L'altezza e la profondità della lode che incalza il lettore nei salmi («ogni vivente dia lode al Signore» [Sal 150, 5]) possono accrescere in lui il senso di meraviglia e risvegliarne la capacità di apprezzare le glorie terrene. Una benedettina mi raccontò come, nei giorni precedenti il Concilio Vaticano II, assieme a una consorella aveva ottenuto il permesso dalla badessa di vestire giacche a vento militari e pantaloni da sci da ricognizione in eccedenza, messi a disposizione dall'esercito, per andare a fare lo sci di fondo sul principiare della primavera. Raggiunta una collina boscosa, le due donne erano sprofondate nella neve fresca fino alla vita, scoprendo sotto i loro piedi una macchia di ipantodi in fiore. «Quell'autunno aveva nevicato molto presto» spiegò. «Le piante avevano conservato il colore verde smeraldo e le gemme dei fiori erano completamente incastonate nel ghiaccio. Quello fu per me "miele di roccia" (Sal 80,17). Fu scoprire la vita là dove meno la si aspetta.»

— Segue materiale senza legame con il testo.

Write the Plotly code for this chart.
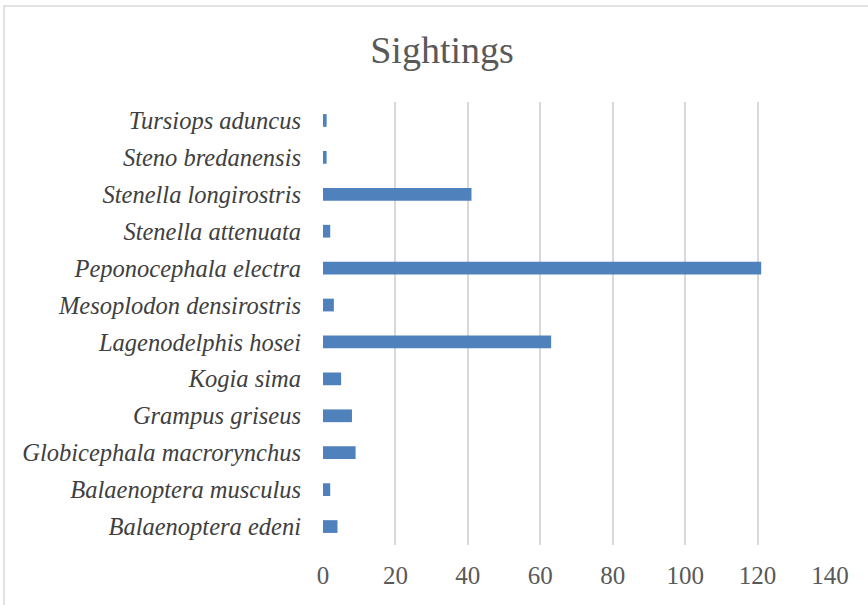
import plotly.graph_objects as go

# Species sighted (bottom to top as drawn on the category axis)
species = [
    "Balaenoptera edeni",
    "Balaenoptera musculus",
    "Globicephala macrorynchus",
    "Grampus griseus",
    "Kogia sima",
    "Lagenodelphis hosei",
    "Mesoplodon densirostris",
    "Peponocephala electra",
    "Stenella attenuata",
    "Stenella longirostris",
    "Steno bredanensis",
    "Tursiops aduncus",
]
sightings = [4, 2, 9, 8, 5, 63, 3, 121, 2, 41, 1, 1]

x_ticks = [0, 20, 40, 60, 80, 100, 120, 140]

W, H = 868, 605
ML, MR, MT, MB = 323, 38, 102, 60
pw, ph = W - ML - MR, H - MT - MB


def px_x(px):
    return (px - ML) / pw


def px_y(py):
    return (H - MB - py) / ph


fig = go.Figure(
    go.Bar(
        x=sightings,
        y=species,
        orientation="h",
        marker=dict(color="#4F81BD", line=dict(width=0)),
        width=0.345,
    )
)

fig.update_layout(
    width=W,
    height=H,
    margin=dict(l=ML, r=MR, t=MT, b=MB, pad=0),
    paper_bgcolor="white",
    plot_bgcolor="white",
    showlegend=False,
    title=dict(
        text="Sightings",
        x=442 / W,
        xanchor="center",
        y=1 - 50 / H,
        yanchor="middle",
        font=dict(family="Liberation Serif", size=38, color="#595959"),
    ),
    xaxis=dict(
        range=[0, 140],
        tickvals=x_ticks,
        showgrid=True,
        gridcolor="#D9D9D9",
        gridwidth=1.5,
        zeroline=False,
        showline=False,
        ticks="",
        tickfont=dict(family="Liberation Serif", size=25, color="#595959"),
        ticklabelstandoff=13,
    ),
    yaxis=dict(
        categoryorder="array",
        categoryarray=species,
        showgrid=False,
        zeroline=False,
        showline=False,
        ticks="",
        tickfont=dict(family="Liberation Serif", size=24.5, color="#404040"),
        ticklabelstandoff=21,
    ),
    font=dict(family="Liberation Serif"),
)

# Italic species names
fig.update_yaxes(tickvals=species, ticktext=[f"<i>{s}</i>" for s in species])

# Chart frame
fig.add_shape(
    type="rect",
    xref="paper", yref="paper",
    x0=px_x(4), y0=px_y(H + 20), x1=px_x(W + 20), y1=px_y(6),
    line=dict(color="#D9D9D9", width=1.5),
    fillcolor="rgba(0,0,0,0)",
    layer="below",
)

fig.write_html("out.html")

Talvolta a queste persone, che vivono, com'è costume nell'ordine, immerse nella poesia del salterio, è riservata un'esperienza di sapore poetico, durante la quale termini familiari, alla stregua oramai di vecchi amici, rivelano all'istante la propria potenzialità di colmare il divario tra il mondo umano e animale, di fondere assieme la materia animata e quella inanimata. Al pari di molti altri, il salmo 41 procede a sbalzi, come le emozioni umane: «Perché ti rattristi, anima mia, / perché su di me gemi? / Spera in Dio: ancora potrò lodarlo» (v. 6), benché il suo autentico argomento sia il desiderio del sacro che, a prescindere dalla forma assunta, sembra partecipare della condizione umana, un desiderio che si dimentica con facilità nel quotidiano vortice di strattoni e scossoni, in cui possono prevalere i gemiti della disperazione. Mi scrisse una sorella: «Qualche inverno fa, quando il ghiaccio ricopriva le terre circostanti, i cervi si avvicinavano alla prioria in cerca di cibo. Non fu facile impedire loro di mangiare i nostri alberi e persino gli arbusti del cimitero». Avendo vissuto nel chiostro per molti anni, la religiosa conosceva la gran parte delle donne sepolte lì. Un mattino al risveglio scoprì che «ciascun cervo aveva scelto una lapide dietro cui accovacciarsi, indisturbato dalla nostra presenza alle finestre del monastero. Da allora l'immagine del desiderio ardente di Dio espresso all'inizio del salmo 41 ("Come la cerva anela ai corsi d'acqua, / così l'anima mia anela a te, o Dio") non mi ha più abbandonata».



[1] Nota del redattore del sito. Le citazioni dei Salmi sono quelle originali del libro e sono tratte dalla Bibbia C.E.I. ed. 1974. La numerazione è quella della liturgia romana (Ovvero quella delle versioni dei LXX e della Volgata).